Data Tells a Story, but are You Reading the Whole Story?

spc_chart Eighteen years ago I learned an important lesson about the intersection of data and people. The data alone rarely tells the whole story.

The engineering manager was preparing his weekly report for the staff meeting. He asked me, the intern, to investigate a SPC (Statistical Process Control) chart gone wild and summarize my findings. The chart graphed several “critical” dimensional characteristics of a headlight reflector for one of the highest selling vehicles at the time. This was a simple task.

Injection molding is a complex process, so the machines were instrumented with several sensors to monitor and record important process parameters. I strolled down to the production floor control room and pulled up the historical data from the data acquisition system for the previous week. I saw a dramatic change in several readings which were consistent with the dimensional hiccup on the SPC chart. Based on the readings and my knowledge of the injection molding process, I could predict which process settings were probably changed by the technician.

Ahh, the Story is developing.

I went out to the machine where the parts were being made and checked the Process Deviation log to verify my predictions and see if the technicians documented any changes. For the most part they did, and I was correct in my analysis of which process settings were changed. I also verified the gage at the quality check station was calibrated and working properly; it was.

I summarized my findings in a report based on data I collected in the control room, the shop floor, the quality check area, and the SPC chart. Unfortunately, I was missing one source of data from my findings... the technician who made the changes.

When the manager’s weekly report came out with a small reference to the Dimensional problem, the 2nd shift technician was upset because he felt like he was being unfairly criticized for deviating from the standard approved process and for causing the problem. He left a “See me” note on my chair.

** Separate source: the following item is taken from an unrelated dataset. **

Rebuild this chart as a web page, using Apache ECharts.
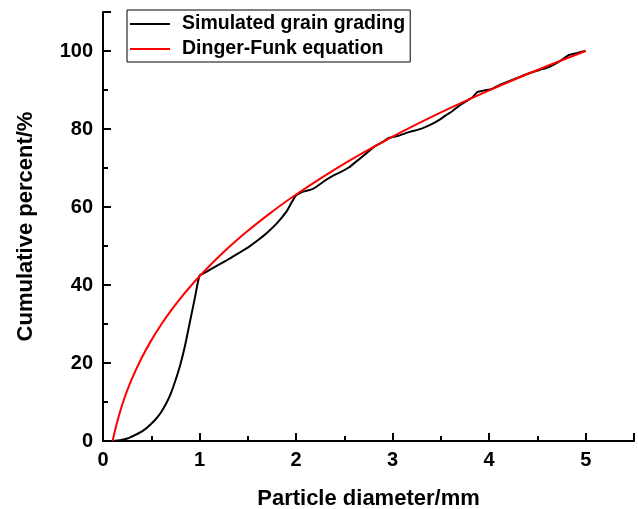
<!DOCTYPE html>
<html><head><meta charset="utf-8">
<script src="https://cdn.jsdelivr.net/npm/echarts@6/dist/echarts.min.js"></script>
<style>html,body{margin:0;padding:0;background:#fff}#c{width:638px;height:509px}</style>
</head><body><div id="c"></div>
<script>
const seriesNames = ["Simulated grain grading", "Dinger-Funk equation"];
const xTicks = [0, 1, 2, 3, 4, 5];
const yTicks = [0, 20, 40, 60, 80, 100];
const simulated = [[0.09,0],[0.15,0.1],[0.2,0.3],[0.26,0.7],[0.33,1.5],[0.4,2.4],[0.45,3.3],[0.5,4.4],[0.55,5.7],[0.6,7.3],[0.65,9.4],[0.7,12],[0.75,15.5],[0.8,19.5],[0.85,24.5],[0.9,30.5],[0.95,36.5],[1.0,42.4],[1.05,43.1],[1.1,43.8],[1.2,45.2],[1.3,46.6],[1.4,48.1],[1.5,49.6],[1.6,51.4],[1.7,53.4],[1.8,55.8],[1.9,58.8],[1.95,61],[2.0,63.0],[2.05,63.7],[2.1,64.1],[2.17,64.6],[2.25,65.9],[2.3,66.8],[2.38,68.0],[2.45,68.8],[2.55,70.2],[2.62,71.6],[2.72,73.6],[2.78,74.9],[2.83,75.8],[2.9,76.7],[2.96,77.7],[3.05,78.2],[3.17,79.2],[3.3,80.1],[3.41,81.3],[3.5,82.6],[3.55,83.5],[3.62,84.6],[3.69,86.0],[3.76,87.1],[3.83,88.2],[3.88,89.5],[3.95,89.9],[4.03,90.3],[4.1,91.2],[4.18,92.0],[4.27,92.9],[4.36,93.8],[4.45,94.6],[4.53,95.2],[4.62,95.9],[4.72,97.2],[4.82,98.9],[4.9,99.4],[4.96,99.8],[5.0,100]];
const dingerX = [0.1,0.12,0.15,0.2,0.25,0.3,0.4,0.5,0.6,0.7,0.8,0.9,1.0,1.25,1.5,1.75,2.0,2.5,3.0,3.5,4.0,4.5,5.0];
const dingerY = [0,2.25,5.2,9.36,12.9,15.99,21.29,25.8,29.74,33.28,36.51,39.48,42.24,48.44,53.89,58.76,63.21,71.11,78.04,84.26,89.92,95.14,100];

const FONT = "Liberation Sans, Arial, sans-serif";
const chart = echarts.init(document.getElementById('c'), null, {renderer: 'canvas'});
const axisCommon = {
  axisLine: {show: true, onZero: false, lineStyle: {color: '#000', width: 2}},
  axisTick: {show: true, inside: true, length: 8, lineStyle: {color: '#000', width: 2}},
  minorTick: {show: true, splitNumber: 2, length: 5, lineStyle: {color: '#000', width: 2}},
  splitLine: {show: false},
  axisLabel: {color: '#000', fontFamily: FONT, fontWeight: 'bold', fontSize: 20},
  nameTextStyle: {color: '#000', fontFamily: FONT, fontWeight: 'bold', fontSize: 22}
};
chart.setOption({
  animation: false,
  backgroundColor: '#fff',
  grid: {left: 103, right: 4, top: 12, bottom: 68, containLabel: false, outerBoundsMode: 'none'},
  legend: {
    orient: 'vertical', left: 127, top: 10,
    backgroundColor: '#fff',
    borderColor: '#000', borderWidth: 1, borderRadius: 0,
    padding: [4, 5, 3, 3], itemGap: 5, itemWidth: 40, itemHeight: 14,
    icon: 'path://M0,6 L40,6 L40,8 L0,8 Z',
    textStyle: {color: '#000', fontFamily: FONT, fontWeight: 'bold', fontSize: 19.5, padding: [0, 0, 0, 7]},
    data: seriesNames
  },
  xAxis: Object.assign({}, axisCommon, {
    type: 'value', min: 0, max: 5.5, interval: 1,
    name: 'Particle diameter/mm', nameLocation: 'middle', nameGap: 47,
    axisLabel: Object.assign({}, axisCommon.axisLabel, {margin: 9,
      formatter: v => (xTicks.includes(v) ? String(v) : '')})
  }),
  yAxis: Object.assign({}, axisCommon, {
    type: 'value', min: 0, max: 110, interval: 20,
    name: 'Cumulative percent/%', nameLocation: 'middle', nameGap: 66,
    axisLabel: Object.assign({}, axisCommon.axisLabel, {margin: 10,
      formatter: v => (yTicks.includes(v) ? String(v) : '')})
  }),
  series: [
    {name: seriesNames[0], type: 'line', data: simulated, showSymbol: false, smooth: 0.2,
     lineStyle: {color: '#000', width: 2}, itemStyle: {color: '#000'}, z: 2},
    {name: seriesNames[1], type: 'line', data: dingerX.map((x, i) => [x, dingerY[i]]), showSymbol: false, smooth: 0.4,
     lineStyle: {color: '#ff0000', width: 2}, itemStyle: {color: '#ff0000'}, z: 3}
  ]
});
</script></body></html>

And now the rest of the Story

The technician “kindly” explained to me that the reason for the dimensional problem was that the mold, which is normally water cooled, developed a crack in the steel that caused water to pour out of the mold (bad). Normally the mold would be taken to the tool room to get repaired, but the part it was making was for one of the highest selling cars and the other duplicate mold was already in the tool room for routine maintenance.

In order to keep the mold cool and maintain a safe work environment (no water all over the floor and machine), they ran compressed air through the water lines. This required numerous changes to the machine settings to keep the dimensions in the functionally acceptable range. The dimensional variation was much different from normal, but was still acceptable for assembly and to the customer.

Now regardless of whether or not it is consistent with best practice to run the mold in the non-standard condition, it was obvious the technician was doing his best to work in the interest of the company. Unfortunately, by neglecting to check with the person responsible for making the process changes, my report left the impression the technician was just not doing what he was supposed to do – something others might assume to be evidence of bad intent, laziness, or some other negative trait. This could have been avoided by applying the following advice:

“In order to understand why somebody does something, you’ll find the answer faster if you look for what’s right about their behavior, rather than what’s wrong.”

Craig Henderson

The above quote was taken from the presentation Nobody Likes Bad Change by Craig Henderson. This is a philosophy that has guided my work since that day - long ago.